Harnessing the Sun: The Rise of Solar Power Stations in Zimbabwe

Imagine a nation with abundant sunshine, yet facing persistent power shortages. This is the reality for Zimbabwe, a country where the gap between energy supply and demand has long hindered growth. But a quiet revolution is underway, powered by the sun. The development of solar power stations in Zimbabwe is not just an energy alternative; it's becoming a cornerstone for national resilience, economic development, and a sustainable future. For businesses and communities worldwide watching this transformation, it offers profound insights into how intelligent energy storage is the critical link between harnessing renewable power and achieving true energy independence.
Table of Contents
The Energy Context: Why Zimbabwe is Turning to Solar
Zimbabwe's energy landscape has been characterized by reliance on hydropower and imports, both vulnerable to climate variability and regional dynamics. Droughts severely affect Lake Kariba's output, leading to prolonged load-shedding that can exceed 18 hours a day in some areas. This instability cripples industry, healthcare, and education. The government's National Renewable Energy Policy targets a 26.5% contribution from renewables by 2030, with solar at the forefront. The logic is compelling: Zimbabwe receives over 3,000 hours of sunshine annually, a vastly underutilized domestic resource. Solar power stations present a decentralized, rapid-deployment solution to augment the national grid and provide off-grid communities with their first access to reliable electricity.
The shift isn't without challenges. Solar energy is intermittent—it generates power only when the sun shines. For a power station to provide stable, 24/7 electricity or firm capacity to the grid, it must solve the problem of energy dispatchability. This is where the conversation evolves from simple solar generation to integrated solar-storage power stations.
Beyond the Panels: The Indispensable Role of Energy Storage
Think of a solar farm without storage like a reservoir with a hole in the bottom. Water (energy) is collected during the rain (sunshine), but you can't save it for a dry spell (nighttime or cloudy days). This limits solar's value to daytime-only consumption and does little to solve the evening peak demand crisis.
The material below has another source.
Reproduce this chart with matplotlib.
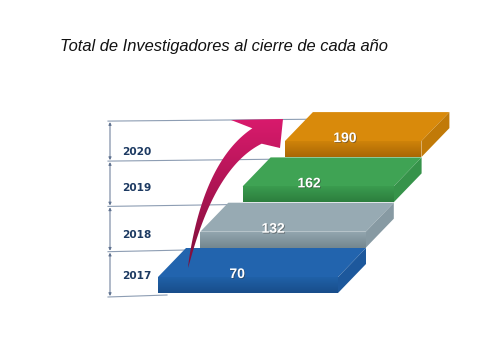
import numpy as np
import matplotlib.pyplot as plt
import matplotlib.patheffects as pe
from matplotlib.patches import Polygon
from matplotlib.colors import LinearSegmentedColormap

# data
years = ['2017', '2018', '2019', '2020']
values = [70, 132, 162, 190]
title = 'Total de Investigadores al cierre de cada año'

# colours per step (top, front light, front dark, side)
top_colors = ['#2264ae', '#97aab3', '#3fa354', '#d98a0b']
front_top = ['#2061a8', '#92a5ae', '#3b9c4f', '#cf830a']
front_bot = ['#184d8a', '#74878f', '#2c7e3e', '#a96705']
side_colors = ['#1d589c', '#879aa3', '#36934a', '#c17a08']


def grad_fill(ax, verts, c1, c2, z):
    # polygon filled with a vertical gradient c1 (top) -> c2 (bottom)
    poly = Polygon(verts, closed=True, facecolor='none', edgecolor='none', zorder=z)
    ax.add_patch(poly)
    xs = [v[0] for v in verts]
    ys = [v[1] for v in verts]
    cmap = LinearSegmentedColormap.from_list('g', [c1, c2])
    g = np.linspace(0, 1, 64).reshape(-1, 1)
    im = ax.imshow(g, cmap=cmap, extent=(min(xs), max(xs), max(ys), min(ys)),
                   aspect='auto', zorder=z, interpolation='bilinear')
    im.set_clip_path(poly)


fig = plt.figure(figsize=(4.8, 3.6), dpi=100)
ax = fig.add_axes([0, 0, 1, 1])
ax.axis('off')

# step layout (pixels)
n = len(values)
x0 = [158 + 42.3 * i for i in range(n)]
width = [180 - 14.5 * i for i in range(n)]
yb = [293 - 45.3 * i for i in range(n)]
th, dx, dy = 16, 28, 29

# guide lines and dimension arrows on the left
bounds = [yb[i] + 4 for i in range(n)] + [yb[-1] - 36]
right_ends = [x0[0] + 9] + [x0[i] for i in range(1, n)] + [x0[-1] + 40]
for y, xr in zip(bounds, right_ends):
    ax.plot([108, xr], [y, y - 2], color='#8d9db3', lw=0.8, zorder=1)
for i in range(n):
    ax.annotate('', xy=(110, bounds[i + 1] + 1), xytext=(110, bounds[i] - 1),
                arrowprops=dict(arrowstyle='<|-|>', color='#5f7290', lw=0.7,
                                mutation_scale=4, shrinkA=0, shrinkB=0), zorder=2)

year_y = [276, 235, 188, 152]
for yr, y in zip(years, year_y):
    ax.text(137, y, yr, ha='center', va='center', fontsize=7.6, fontweight='bold',
            color='#1d3a62', family='DejaVu Sans', zorder=3)

# slabs, back to front
for i in reversed(range(n)):
    xl, xr = x0[i], x0[i] + width[i]
    yt = yb[i] - th
    top = [(xl, yt), (xr, yt), (xr + dx, yt - dy), (xl + dx, yt - dy)]
    ax.add_patch(Polygon(top, closed=True, facecolor=top_colors[i],
                         edgecolor='none', zorder=4))
    side = [(xr, yt), (xr + dx, yt - dy), (xr + dx, yb[i] - dy), (xr, yb[i])]
    ax.add_patch(Polygon(side, closed=True, facecolor=side_colors[i],
                         edgecolor='none', zorder=4))
    front = [(xl, yt), (xr, yt), (xr, yb[i]), (xl, yb[i])]
    grad_fill(ax, front, front_top[i], front_bot[i], 4)
    ax.text(xl + 0.44 * width[i], yt - 3, str(values[i]), ha='center', va='center',
            fontsize=10, fontweight='bold', color='white', family='Liberation Sans',
            zorder=6, path_effects=[pe.withSimplePatchShadow(offset=(0.6, -0.6),
                                                             shadow_rgbFace='#333333', alpha=0.5)])

# curved growth arrow
p0, p1, p2 = np.array([188, 268.]), np.array([208, 165.]), np.array([257, 136.])
t = np.linspace(0, 1, 60)
curve = ((1 - t) ** 2)[:, None] * p0 + (2 * t * (1 - t))[:, None] * p1 + (t ** 2)[:, None] * p2
tang = np.gradient(curve, axis=0)
tang /= np.linalg.norm(tang, axis=1)[:, None]
norm = np.column_stack([tang[:, 1], -tang[:, 0]])
half = 9.0 * t ** 0.8
upper = curve + norm * half[:, None]
lower = curve - norm * half[:, None]
head = [(231, 120), (283, 119), (280, 148)]
arrow = list(map(tuple, upper)) + head + list(map(tuple, lower[::-1]))
grad_fill(ax, arrow, '#d81a6c', '#7e0e38', 7)

ax.set_xlim(0, 480)
ax.set_ylim(360, 0)

fig.text(60 / 480, 1 - 46 / 360, title, ha='left', va='center', fontsize=11.9,
         style='italic', family='Liberation Sans', color='#111111')

plt.savefig('out.png')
Battery Energy Storage Systems (BESS) are the engineering solution that "plugs the hole."
For a solar power station in Zimbabwe, integrating a BESS transforms its functionality:
- Grid Stabilization: Batteries can absorb excess solar energy and inject it back into the grid during high demand, smoothing out the variable solar output.
- Energy Time-Shifting: Store midday solar surplus for use in the evening, effectively turning solar into a baseload power source.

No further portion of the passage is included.